The main problem I can see is that it takes too much time and nagging to convince service teams to release data and change systems/processes to accomodate the automated publication of data. Open data isn’t an IT thing – it’s a government thing. Mr Pickle’s push isn’t a technical one. If just one person in every directorate/service team in every council took an hour or so to read about what open data is and thought about how it might affect their service we’d be in a much better position. IT don’t own your webpages, IT don’t own your data. Why should IT be responsible for convincing you to make your data open?
Wow. I am not alone!
Open data champions, co-ordinated by central government, using data.gov.uk to ask questions on behalf of other people, giving advice and guidance on formats and generally being supportive and cheerleader shaped?
Doesn’t have to cost money, just needs online meetings every now and again, some online training delivered etc. It would help an awful lot.
OpenData is a great idea. But I believe the biggest challenge for OpenData is not so much the format, but what type of data should be published as OpenData.

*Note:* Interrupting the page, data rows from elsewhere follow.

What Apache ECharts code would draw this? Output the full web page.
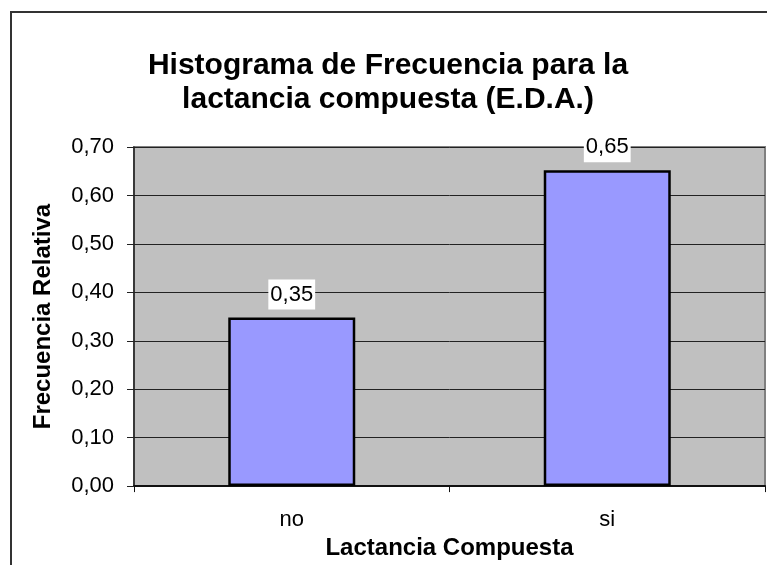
<!DOCTYPE html>
<html>
<head>
<meta charset="utf-8">
<title>Histograma de Frecuencia</title>
<script src="https://cdn.jsdelivr.net/npm/echarts@6/dist/echarts.min.js"></script>
<style>
    html, body { margin: 0; padding: 0; background: #fff; }
    #lactancia { width: 767px; height: 565px; }
</style>
</head>
<body>
<div id="lactancia"></div>
<script>
var categorias = ['no', 'si'];
var frecuenciaRelativa = [0.348, 0.652];
var yTickLabels = ['0,00', '0,10', '0,20', '0,30', '0,40', '0,50', '0,60', '0,70'];

var fuente = 'Liberation Sans, Arial, sans-serif';

window.onload = function () {
    histograma();
};

//histograma de frecuencia relativa
function histograma() {
    var myChart = echarts.init(document.getElementById('lactancia'));
    var option = {
        animation: false,
        textStyle: { fontFamily: fuente },
        title: {
            text: 'Histograma de Frecuencia para la\nlactancia compuesta (E.D.A.)',
            left: 383,
            top: 44,
            textAlign: 'center',
            textStyle: {
                fontFamily: fuente,
                fontSize: 30,
                fontWeight: 'bold',
                color: '#000',
                lineHeight: 34
            }
        },
        // marco exterior del grafico
        graphic: [{
            type: 'rect',
            shape: { x: 11, y: 12, width: 800, height: 600 },
            style: { fill: 'none', stroke: '#333', lineWidth: 2 },
            z: -10
        }],
        grid: {
            left: 134,
            top: 147,
            right: 2,
            bottom: 64,
            show: true,
            backgroundColor: '#C0C0C0',
            borderColor: '#808080',
            borderWidth: 2
        },
        xAxis: {
            type: 'category',
            data: categorias,
            boundaryGap: true,
            name: 'Lactancia Compuesta',
            nameLocation: 'middle',
            nameGap: 29,
            nameTextStyle: {
                fontFamily: fuente,
                fontSize: 24,
                fontWeight: 'bold',
                color: '#000'
            },
            axisLine: { lineStyle: { color: '#111', width: 2 } },
            axisTick: { show: true, length: 6, lineStyle: { color: '#111' } },
            axisLabel: {
                margin: 23,
                fontFamily: fuente,
                fontSize: 22,
                color: '#000'
            }
        },
        yAxis: {
            type: 'value',
            min: 0,
            max: 0.7,
            interval: 0.1,
            name: 'Frecuencia Relativa',
            nameLocation: 'middle',
            nameRotate: 90,
            nameGap: 79,
            nameTextStyle: {
                fontFamily: fuente,
                fontSize: 24,
                fontWeight: 'bold',
                color: '#000'
            },
            axisLine: { show: true, lineStyle: { color: '#222', width: 1.5 } },
            axisTick: { show: true, length: 7, lineStyle: { color: '#222' } },
            axisLabel: {
                margin: 20,
                fontFamily: fuente,
                fontSize: 22,
                color: '#000',
                formatter: function (value, index) {
                    return yTickLabels[index];
                }
            },
            splitLine: { show: true, lineStyle: { color: '#222', width: 1 } }
        },
        series: [{
            name: 'Frecuencia Relativa',
            type: 'bar',
            data: frecuenciaRelativa,
            barWidth: 127,
            itemStyle: {
                color: '#9999FF',
                borderColor: '#000',
                borderWidth: 2.5
            },
            label: {
                show: true,
                position: 'top',
                distance: 8,
                fontFamily: fuente,
                fontSize: 22,
                color: '#000',
                backgroundColor: '#fff',
                padding: [4, 2, 4, 2],
                formatter: function (p) {
                    return p.value.toFixed(2).replace('.', ',');
                }
            }
        }]
    };
    myChart.setOption(option);
}
</script>
</body>
</html>
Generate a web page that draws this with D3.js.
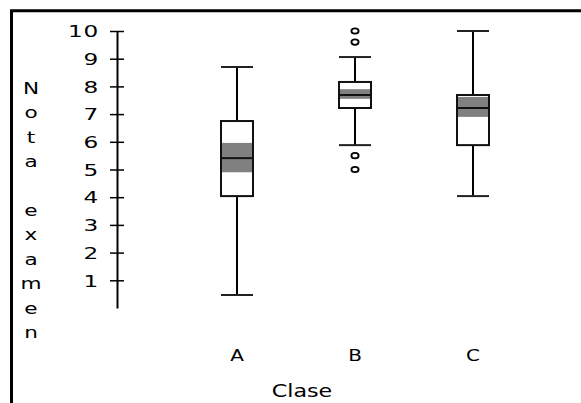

TYPE must come before FORMAT.
Louise
I don’t know if it’s open data but this is what the accounting world is supposed to be moving to, albeit is the private sector first
http://www.xbrl.org/faq.aspx#31
XBRL is a language for the electronic communication of business and financial data which is revolutionising business reporting around the world. It provides major benefits in the preparation, analysis and communication of business information. It offers cost savings, greater efficiency and improved accuracy and reliability to all those involved in supplying or using financial data. It is an open standard, free of licence fees, being developed by a non-profit making international consortium. Other pages on this web site provide detailed information on XBRL, its technical features and its business opportunities.